Even though more companies are regulating social networking sites, employees are finding ways around security blocks, according to a new survey from Trend Micro.
The survey included 1,600 users in the U.S., U.K., Germany and Japan, found globally social networking at work increased from 19 percent in 2008 to 24 percent in 2010. The highest increase in social networking in the workplace during the last two years was found among users in the U.K., which had a 6 percent increase, and Germany with a 10 percent increase.
"Social networking is an extremely important tool both for personal and professional-relationship building. And while most companies' concerns around social networking in the office center around the loss of employee productivity, what they may not realize is that many social networking sites are built on interactive technologies that give cybercriminals endless opportunities to exploit end users, steal personal identities or business data, and corrupt corporate networks with malware," said David Perry, global director of education, Trend Micro.
"With the right security solutions and social networking guidelines implemented, there is no reason why companies who choose to allow their employees the option of visiting these sites should be overly exposed to these risks."
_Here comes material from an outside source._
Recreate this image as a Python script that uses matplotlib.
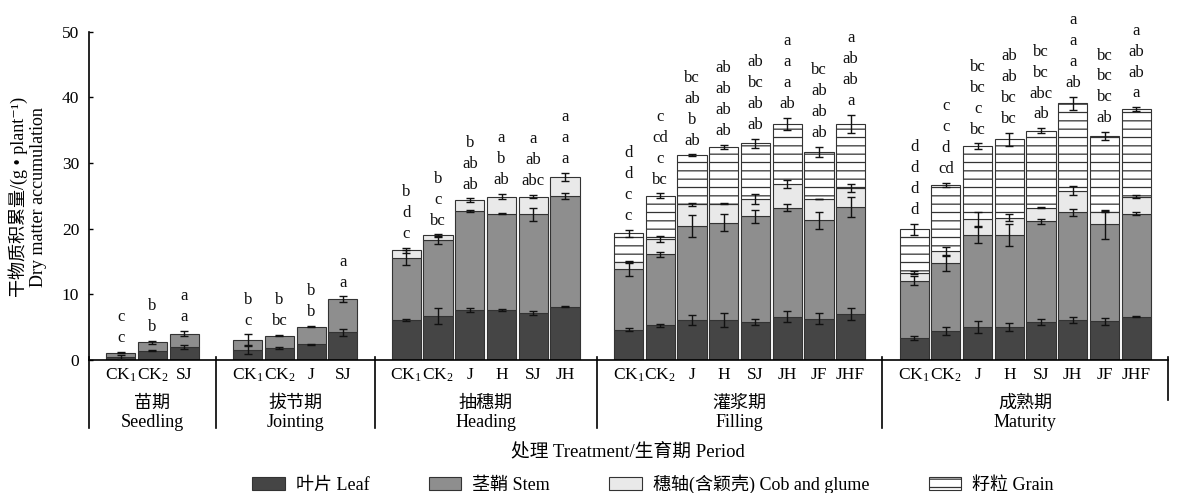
import numpy as np
import matplotlib
matplotlib.use("Agg")
import matplotlib.pyplot as plt
from matplotlib.patches import Patch
import matplotlib.transforms as mtransforms

plt.rcParams['font.family'] = ['Liberation Serif', 'Noto Sans CJK SC', 'DejaVu Sans']
plt.rcParams['mathtext.fontset'] = 'custom'
plt.rcParams['mathtext.rm'] = 'Liberation Serif'
plt.rcParams['mathtext.it'] = 'Liberation Serif:italic'
plt.rcParams['hatch.linewidth'] = 0.9

# ---------------- data ----------------
stage_cn = ['苗期', '拔节期', '抽穗期', '灌浆期', '成熟期']
stage_en = ['Seedling', 'Jointing', 'Heading', 'Filling', 'Maturity']

treat_seedling = ['CK$_1$', 'CK$_2$', 'SJ']
treat_jointing = ['CK$_1$', 'CK$_2$', 'J', 'SJ']
treat_heading = ['CK$_1$', 'CK$_2$', 'J', 'H', 'SJ', 'JH']
treat_filling = ['CK$_1$', 'CK$_2$', 'J', 'H', 'SJ', 'JH', 'JF', 'JHF']
treat_maturity = ['CK$_1$', 'CK$_2$', 'J', 'H', 'SJ', 'JH', 'JF', 'JHF']

# segment values (g/plant): leaf, stem, cob, grain
leaf_seedling = [0.5, 1.4, 2.0]
stem_seedling = [0.6, 1.3, 2.0]
leaf_jointing = [1.5, 1.8, 2.4, 4.2]
stem_jointing = [1.6, 1.9, 2.7, 5.1]
leaf_heading = [6.1, 6.7, 7.6, 7.6, 7.1, 8.1]
stem_heading = [9.5, 11.5, 15.1, 14.7, 15.1, 16.9]
cob_heading = [1.1, 0.8, 1.6, 2.6, 2.7, 2.9]
leaf_filling = [4.6, 5.3, 6.1, 6.1, 5.8, 6.6, 6.3, 7.0]
stem_filling = [9.2, 10.8, 14.3, 14.8, 16.1, 16.6, 15.0, 16.3]
cob_filling = [1.2, 2.3, 3.3, 2.9, 2.6, 3.6, 3.2, 2.9]
grain_filling = [4.3, 6.6, 7.5, 8.7, 8.5, 9.2, 7.2, 9.7]
leaf_maturity = [3.3, 4.4, 5.0, 5.0, 5.8, 6.1, 5.9, 6.6]
stem_maturity = [8.8, 10.3, 14.0, 14.0, 15.3, 16.4, 14.8, 15.7]
cob_maturity = [1.2, 1.9, 2.5, 2.7, 2.1, 3.3, 1.9, 2.6]
grain_maturity = [6.6, 10.1, 11.1, 11.9, 11.7, 13.3, 11.5, 13.3]

# error bars (half length) for each segment
err_leaf_seedling = [0.3, 0.1, 0.3]
err_stem_seedling = [0.1, 0.2, 0.4]
err_leaf_jointing = [0.6, 0.2, 0.05, 0.5]
err_stem_jointing = [0.8, 0.1, 0.15, 0.4]
err_leaf_heading = [0.2, 1.2, 0.3, 0.2, 0.3, 0.05]
err_stem_heading = [1.1, 0.6, 0.15, 0.1, 1.0, 0.5]
err_cob_heading = [0.4, 0.15, 0.3, 0.4, 0.3, 0.6]
err_leaf_filling = [0.2, 0.2, 0.8, 1.0, 0.5, 0.8, 0.8, 0.9]
err_stem_filling = [1.0, 0.4, 1.7, 1.3, 1.0, 0.5, 1.3, 1.5]
err_cob_filling = [0.1, 0.5, 0.2, 0.1, 0.8, 0.6, 0.05, 0.6]
err_grain_filling = [0.5, 0.4, 0.1, 0.3, 0.7, 0.9, 0.8, 1.4]
err_leaf_maturity = [0.3, 0.6, 0.9, 0.6, 0.4, 0.5, 0.5, 0.05]
err_stem_maturity = [0.7, 1.2, 1.2, 1.7, 0.4, 0.5, 2.2, 0.2]
err_cob_maturity = [0.2, 0.6, 1.1, 0.5, 0.1, 0.7, 0.1, 0.3]
err_grain_maturity = [0.8, 0.3, 0.4, 1.0, 0.4, 1.0, 0.6, 0.3]

# significance letters, listed top to bottom
letters_seedling = [['c', 'c'], ['b', 'b'], ['a', 'a']]
letters_jointing = [['b', 'c'], ['b', 'bc'], ['b', 'b'], ['a', 'a']]
letters_heading = [['b', 'd', 'c'], ['b', 'c', 'bc'], ['b', 'ab', 'ab'],
                   ['a', 'b', 'ab'], ['a', 'ab', 'abc'], ['a', 'a', 'a']]
letters_filling = [['d', 'd', 'c', 'c'], ['c', 'cd', 'c', 'bc'], ['bc', 'ab', 'b', 'ab'],
                   ['ab', 'ab', 'ab', 'ab'], ['ab', 'bc', 'ab', 'ab'], ['a', 'a', 'a', 'ab'],
                   ['bc', 'ab', 'ab', 'ab'], ['a', 'ab', 'ab', 'a']]
letters_maturity = [['d', 'd', 'd', 'd'], ['c', 'c', 'd', 'cd'], ['bc', 'bc', 'c', 'bc'],
                    ['ab', 'ab', 'bc', 'bc'], ['bc', 'bc', 'abc', 'ab'], ['a', 'a', 'a', 'ab'],
                    ['bc', 'bc', 'bc', 'ab'], ['a', 'ab', 'ab', 'a']]

legend_labels = ['叶片 Leaf', '茎鞘 Stem', '穗轴(含颖壳) Cob and glume', '籽粒 Grain']

groups = [
    (treat_seedling, [leaf_seedling, stem_seedling], [err_leaf_seedling, err_stem_seedling], letters_seedling),
    (treat_jointing, [leaf_jointing, stem_jointing], [err_leaf_jointing, err_stem_jointing], letters_jointing),
    (treat_heading, [leaf_heading, stem_heading, cob_heading],
     [err_leaf_heading, err_stem_heading, err_cob_heading], letters_heading),
    (treat_filling, [leaf_filling, stem_filling, cob_filling, grain_filling],
     [err_leaf_filling, err_stem_filling, err_cob_filling, err_grain_filling], letters_filling),
    (treat_maturity, [leaf_maturity, stem_maturity, cob_maturity, grain_maturity],
     [err_leaf_maturity, err_stem_maturity, err_cob_maturity, err_grain_maturity], letters_maturity),
]

# ---------------- styles ----------------
seg_face = ['#454545', '#8e8e8e', '#e9e9e9', 'white']
seg_hatch = [None, None, None, '--']
edge = '#333333'
W, H = 1177, 493
fig = plt.figure(figsize=(W / 100, H / 100), dpi=100)
ax = fig.add_axes([89 / W, 1 - 360 / H, (1168 - 89) / W, (360 - 31.7) / H])

tick_pos, tick_lab = [], []
seps = []
centers = []
start = 0
for gi, (treats, segs, errs, lets) in enumerate(groups):
    n = len(treats)
    x = np.arange(start, start + n)
    bottom = np.zeros(n)
    for si, (vals, ev) in enumerate(zip(segs, errs)):
        vals = np.asarray(vals, float)
        ax.bar(x, vals, width=0.92, bottom=bottom, color=seg_face[si], edgecolor=edge,
               linewidth=0.8, hatch=seg_hatch[si], zorder=2)
        top = bottom + vals
        ax.errorbar(x, top, yerr=ev, fmt='none', ecolor='#111111', elinewidth=1.0,
                    capsize=3.2, capthick=1.0, zorder=4)
        bottom = top
    # letters
    toperr = np.asarray(errs[-1], float)
    for xi, b, e, lab in zip(x, bottom, toperr, lets):
        nl = len(lab)
        for k, s in enumerate(lab):
            off = 7 + (nl - 1 - k) * 15.1
            ax.annotate(s, xy=(xi, b + e), xytext=(0, off), textcoords='offset points',
                        ha='center', va='baseline', fontsize=12, color='#111111',
                        annotation_clip=False)
    tick_pos += list(x)
    tick_lab += treats
    centers.append(x.mean())
    if gi < len(groups) - 1:
        seps.append(start + n)
    start += n + 1

ax.set_xlim(-1, start - 1)
ax.set_ylim(0, 50)
ax.set_yticks(np.arange(0, 51, 10))
ax.set_xticks(tick_pos)
ax.set_xticklabels(tick_lab)
ax.tick_params(axis='y', direction='in', length=3, width=1, labelsize=12.5, pad=7)
ax.tick_params(axis='x', direction='in', length=3, width=1.2, labelsize=12.5, pad=5)
for s in ['top', 'right']:
    ax.spines[s].set_visible(False)
ax.spines['left'].set_linewidth(1.2)
ax.spines['bottom'].set_linewidth(1.2)

trans = mtransforms.blended_transform_factory(ax.transData, ax.transAxes)
for sx in [-1] + seps:
    ax.plot([sx, sx], [0.01, -0.207], color='black', lw=1.2, transform=trans, clip_on=False)
ax.plot([start - 1, start - 1], [0.01, -0.122], color='black', lw=1.2, transform=trans, clip_on=False)

for c, cn, en in zip(centers, stage_cn, stage_en):
    ax.text(c, -0.133, cn, transform=trans, ha='center', va='center', fontsize=13)
    ax.text(c, -0.19, en, transform=trans, ha='center', va='center', fontsize=13)

fig.text(18 / W, 1 - 197 / H, '干物质积累量/(g • plant⁻¹)', rotation=90,
         ha='center', va='center', fontsize=13)
fig.text(39 / W, 1 - 197 / H, 'Dry matter accumulation', rotation=90,
         ha='center', va='center', fontsize=13)
fig.text(628 / W, 1 - 452 / H, '处理 Treatment/生育期 Period', ha='center', va='center',
         fontsize=13.5)

handles = [Patch(facecolor=seg_face[i], edgecolor=edge, hatch=seg_hatch[i], linewidth=0.8)
           for i in range(4)]
fig.legend(handles, legend_labels, loc='center', bbox_to_anchor=(653 / W, 1 - 484 / H),
           ncol=4, frameon=False, fontsize=13, handlelength=1.8, handleheight=0.7,
           columnspacing=3.3, handletextpad=0.6, borderaxespad=0, borderpad=0)

fig.savefig('out.png', dpi=100)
Not including Japan, there were no major differences between users from small businesses and those from large companies, but the survey found laptop users are much more likely than desktop users to visit social networking sites. Globally, social networking usage via laptops went up by 8 percent from 2008 to 2010. In the U.S., it increased by 10 percent and in Germany, up by 14 percent.
In 2010, 29 percent of laptop users compared to 18 percent of desktop users surveyed said they visited these sites at work. In Japan for 2010, small-company employees were much more likely than those from large companies to visit social networking sites - 21 percent from small companies compared to 7 percent from large companies.
For all countries surveyed in 2010, laptop users who can connect to the Internet outside of company network are more likely to share confidential information via instant messaging, email and social media applications than those who are always connected to a company's network.